In his major work on the philosophy of other-emptiness entitled Thoroughly Ascertaining the Great Middle Way of the Expansive Supreme Vehicle (ཐེག་མཆོག་ཤིན་ཏུ་རྒྱས་པ་དབུ་མ་ཆེན་པོ་རྣམ་པར་ངེས་པ་), Tāranātha, the famous Jonang scholar and acclaimed historian, lists some fourteen different ways of understanding the Middle Way. His treatise features as one of the three most important works on the Jonang philosophy of other-emptiness, alongside Dolpopa's Mountain Doctrine and Ngawang Lodrö Drakpa's Fearless Lion's Roar. It is an extensive work in verse that includes verbatim citations of many critical and controversial verses from authoritative Indian works.

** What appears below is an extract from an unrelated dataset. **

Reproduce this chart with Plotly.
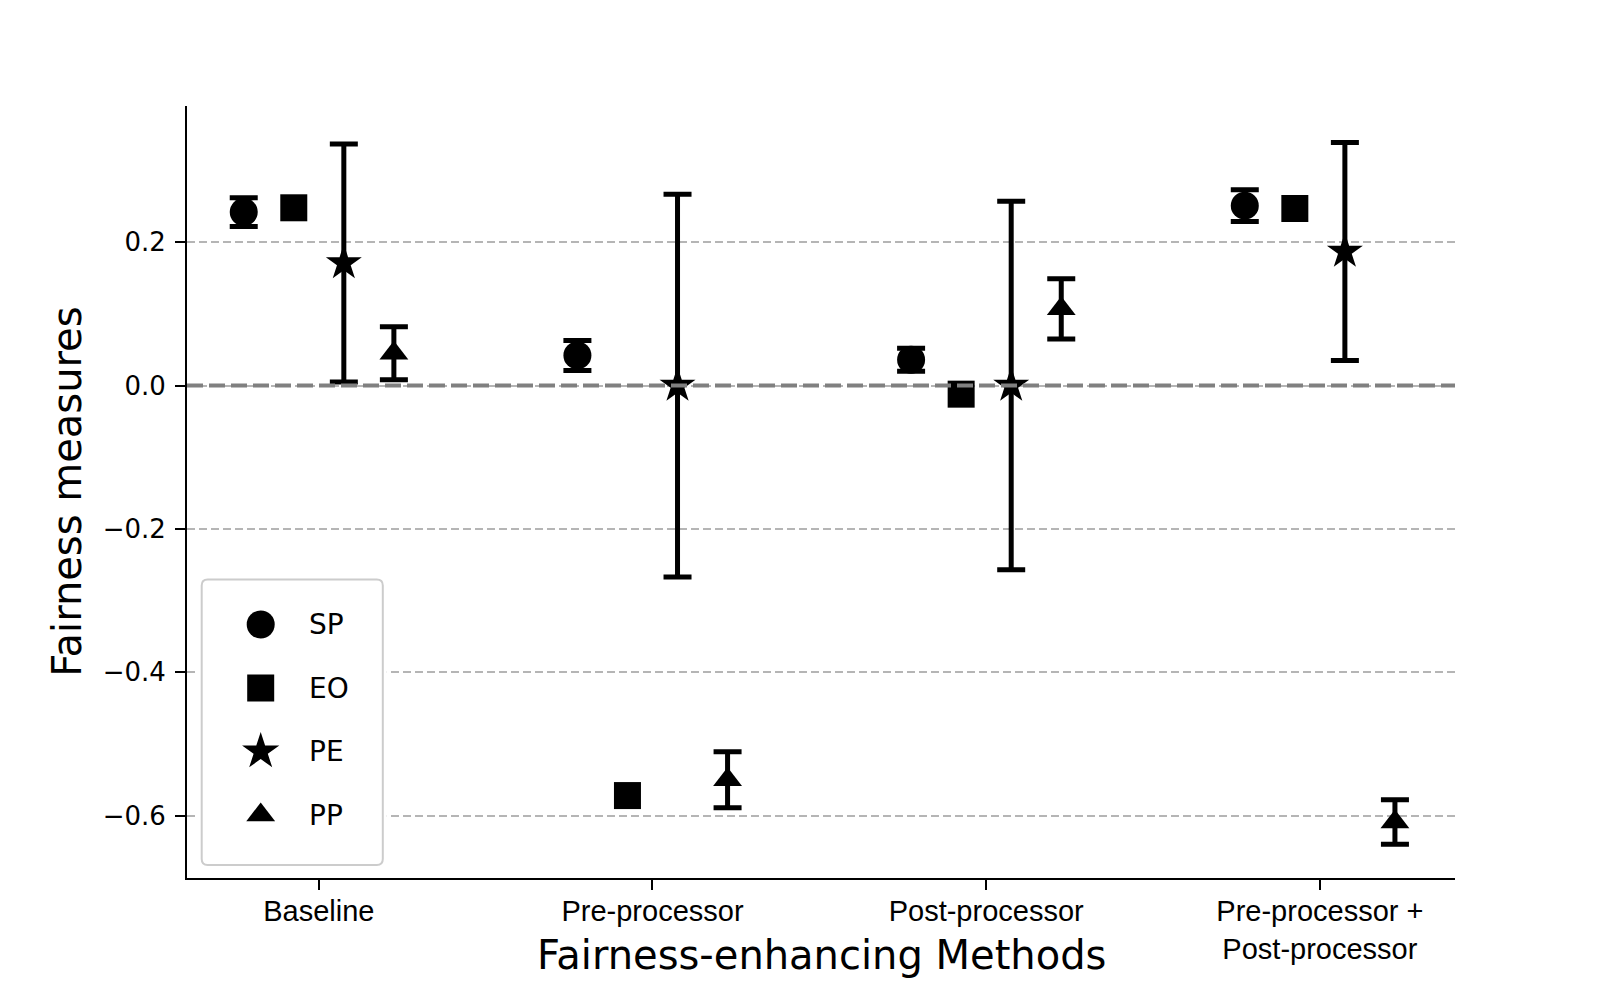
import plotly.graph_objects as go

# ---------------- data ----------------
categories = ["Baseline", "Pre-processor", "Post-processor", "Pre-processor +<br>Post-processor"]
series = ["SP", "EO", "PE", "PP"]

sp_vals = [0.242, 0.042, 0.036, 0.251]
sp_err = [0.020, 0.021, 0.016, 0.022]
eo_vals = [0.248, -0.572, -0.012, 0.247]
pe_vals = [0.171, 0.000, 0.000, 0.187]
pe_err = [0.166, 0.267, 0.257, 0.152]
pp_vals = [0.045, -0.550, 0.107, -0.609]
pp_err = [0.037, 0.039, 0.042, 0.031]

y_ticks = [-0.6, -0.4, -0.2, 0.0, 0.2]
y_tick_labels = ["\u22120.6", "\u22120.4", "\u22120.2", "0.0", "0.2"]

x_title = "Fairness-enhancing Methods"
y_title = "Fairness measures"

# ---------------- geometry (window px; page body has an 8px margin) ----------------
OFF = 8
W, H = 1605 - 2 * OFF, 1004 - 2 * OFF
ML, MT = 187 - OFF, 106 - OFF
PW, PH = 1268, 772
MR, MB = W - ML - PW, H - MT - PH


def px_x(xw):
    return (xw - OFF - ML) / PW


def px_y(yw):
    return (OFF + MT + PH - yw) / PH


symbols = {"SP": "circle", "EO": "square", "PE": "star", "PP": "triangle-up"}
sizes = {"SP": 28, "EO": 27, "PE": 27, "PP": 25}
values = {"SP": sp_vals, "EO": eo_vals, "PE": pe_vals, "PP": pp_vals}
errors = {"SP": sp_err, "EO": None, "PE": pe_err, "PP": pp_err}

step = 0.15
n = len(series)

fig = go.Figure()
for k, name in enumerate(series):
    off = (k - (n - 1) / 2) * step
    xs = [i + off for i in range(len(categories))]
    err = errors[name]
    fig.add_trace(go.Scatter(
        x=xs, y=values[name], mode="markers", name=name, showlegend=False,
        marker=dict(symbol=symbols[name], size=sizes[name], color="black",
                    line=dict(width=0)),
        error_y=(dict(type="data", array=err, visible=True, color="black",
                      thickness=5, width=14) if err is not None else dict(visible=False)),
        xaxis="x", yaxis="y",
    ))

# ---------------- custom legend (inset axes in window-pixel units) ----------------
bx0, bx1, by0, by1 = 201.7, 382.8, 579.4, 865.0   # legend frame
pad = 4
ix0, ix1, iy0, iy1 = bx0 - pad, bx1 + pad, by0 - pad, by1 + pad
leg_marker_x, leg_text_x = 260.7, 309.0
row0, row_step = 624.5, 63.5
leg_sizes = {"SP": 28, "EO": 27, "PE": 28, "PP": 25}

for k, name in enumerate(series):
    fig.add_trace(go.Scatter(
        x=[leg_marker_x], y=[row0 + k * row_step], mode="markers", showlegend=False,
        marker=dict(symbol=symbols[name], size=leg_sizes[name], color="black", line=dict(width=0)),
        xaxis="x2", yaxis="y2", hoverinfo="skip",
    ))
fig.add_trace(go.Scatter(
    x=[leg_text_x] * n, y=[row0 + k * row_step + 3 for k in range(n)], mode="text",
    text=series, textposition="middle right", showlegend=False,
    textfont=dict(family="DejaVu Sans", size=28, color="black"),
    xaxis="x2", yaxis="y2", hoverinfo="skip",
))

r = 6
path = (f"M {bx0 + r},{by0} L {bx1 - r},{by0} Q {bx1},{by0} {bx1},{by0 + r} "
        f"L {bx1},{by1 - r} Q {bx1},{by1} {bx1 - r},{by1} L {bx0 + r},{by1} "
        f"Q {bx0},{by1} {bx0},{by1 - r} L {bx0},{by0 + r} Q {bx0},{by0} {bx0 + r},{by0} Z")
fig.add_shape(type="path", path=path, xref="x2", yref="y2", layer="between",
              line=dict(color="#cccccc", width=2), fillcolor="rgba(255,255,255,0.8)")

# zero reference line
fig.add_shape(type="line", xref="paper", x0=0, x1=1, yref="y", y0=0, y1=0, layer="above",
              line=dict(color="#808080", width=4, dash="16px,6px"))

# titles
fig.add_annotation(text=x_title, xref="paper", yref="paper", x=0.5, y=px_y(955.0),
                   xanchor="center", yanchor="middle", showarrow=False,
                   font=dict(family="DejaVu Sans", size=40, color="black"))
fig.add_annotation(text=y_title, xref="paper", yref="paper", x=px_x(66.8), y=0.5,
                   textangle=-90, xanchor="center", yanchor="middle", showarrow=False,
                   font=dict(family="DejaVu Sans", size=40, color="black"))

fig.update_layout(
    width=W, height=H, autosize=False,
    margin=dict(l=ML, r=MR, t=MT, b=MB, pad=0),
    paper_bgcolor="white", plot_bgcolor="white",
    showlegend=False,
    xaxis=dict(
        range=[-0.395, 3.405], tickvals=list(range(len(categories))), ticktext=categories,
        showgrid=False, zeroline=False, showline=True, linecolor="black", linewidth=2,
        ticks="outside", ticklen=10, tickwidth=1.5, tickcolor="black",
        ticklabelstandoff=-4,
        tickfont=dict(family="Liberation Sans", size=29, color="black"),
    ),
    yaxis=dict(
        range=[-0.687, 0.390], tickvals=y_ticks, ticktext=y_tick_labels,
        showgrid=True, gridcolor="#b5b5b5", gridwidth=1.5, griddash="8px,4px",
        zeroline=False, showline=True, linecolor="black", linewidth=2,
        ticks="outside", ticklen=10, tickwidth=2, tickcolor="black",
        ticklabelstandoff=4,
        tickfont=dict(family="DejaVu Sans", size=26, color="black"),
    ),
    xaxis2=dict(domain=[px_x(ix0), px_x(ix1)], range=[ix0, ix1], anchor="y2",
                visible=False, fixedrange=True),
    yaxis2=dict(domain=[px_y(iy1), px_y(iy0)], range=[iy1, iy0], anchor="x2",
                visible=False, fixedrange=True),
)

fig.write_html("out.html")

His student Yeshe Gyatso compiled the Commentarial Notes (རྣམ་བཤད་ཟིན་བྲིས་) on Tāranātha's treatise after receiving the teachings from Tāranātha. The Commentarial Notes, now available in Volume 10 of the Jo nang dPe tshogs series published by Pe cin mi rigs dpe skrun khang in 2007, and in Volume 43 of the Jo nang rje btsun tā ra nā tha'i gsung 'bum dpe bsdur ma, from the Mes po’i shul bzhag series of dPal brtsegs bod yig dpe rnying zhib ’jug khang in 2008, is a long prose commentary on Tāranātha's treatise, which is a verse composition. The colophon of this commentary reports that the commentary on the last two chapters were either never written or were lost in the transmission process. Thus, Lobzang Chogdrub Gyatso composed the commentary on the last two chapters in Wood Horse year, 1894, at a hermitage in upper Tsakho.

Tāranātha and Yeshe Gyatso explain that there are two main categories of the Middle: the Middle which is the topic to be understood/realized and the Middle which is the path that understands/realizes the topic. The first also subsumes what are commonly presented as Middle of the ground and the Middle of the result. If the Middle is about avoiding the extremes of thought and practice such as eternalism and nihilism, singularity and plurality, arising and ceasing, etc., then the ultimate Middle is the state of absolute reality which transcends all these and is the sphere of pristine wisdom. Only someone who fathoms such reality can understand the true Middle, avoid the pitfalls of extremes, and grasp also the entire Mahāyāna system. Then, Tāranātha goes on to list the different notions of the Middle starting from the Middle of practical application.

1. The Middle of the right lifestyle, which avoids the extremes of self-indulgent decadence and self-mortifying austerity.

2. The Middle of the right conduct, which adopts what has to be adopted and avoids what is to be relinquished. 3. The Middle of the right practice, which combines both calm abiding and insight meditation and avoids the extreme of relying only on either one of them.